Sekarang aku akan perkenalkan namanya Enok yaya sehari-hari dia biasa dipanggil enok, saat ini ia masih duduk di bangku kelas V Madrasah Ibtidaiyah, enok adalah anak ke 7 dari 11 bersaudara tiga di antara saudaranya sudah menikah sayangnya saudara-saudaranya ikut bersama keluarga istrinya, sehari-hari sepulang sekolah ia biasanya membantu ibunya di sawah sampai menjelang waktu ashar sekitar jam 15,00 dia sudah pulang, sengaja ia pulang lebih awal agar bisa beres-beres rumah termasuk memasak untuk santapan malam keluarganya sekaligus mengurus ayahnya di rumah yang sering sakit-sakitan dan malam hari ia habiskan waktunya untuk mengaji dan mengajar adik-adiknya mengaji di rumah dengan bekal yang ia miliki.

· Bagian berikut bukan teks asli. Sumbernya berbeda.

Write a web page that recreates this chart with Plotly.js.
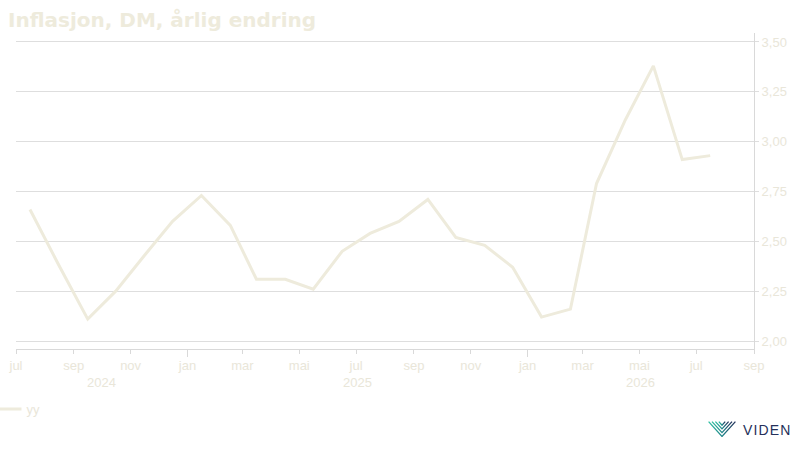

Enok memiliki cita-cita yang sangat mulia yaitu ingin menjadi guru, baginya menjadi guru adalah pilihan utama yang tidak bisa ditawar-tawar, alasannya menjadi guru cukup sederhana yaitu agar bisa mengajar anak-anak di sekitarnya dan bisa menjadi harapan baru bagi masyarakat ciherang, siswa yang satu ini memiliki kepribadian yang luar biasa dan penuh tanggung jawab, di usianya yang masih muda yaitu 13 tahun banyak hal yang sudah bisa dilakukannya mulai dari memasak, mencuci hingga membantu ibunya di sawah semua itu sudah bisa ia lakukan. Di sela kesibukannya itu enok tidak pernah melalaikan tugas utamanya sebagai seorang pelajar baginya sesibuk apapun aktivitas di rumahnya tapi belajar tetap menjadi aktiftas nomer satu dalam kesehariannya.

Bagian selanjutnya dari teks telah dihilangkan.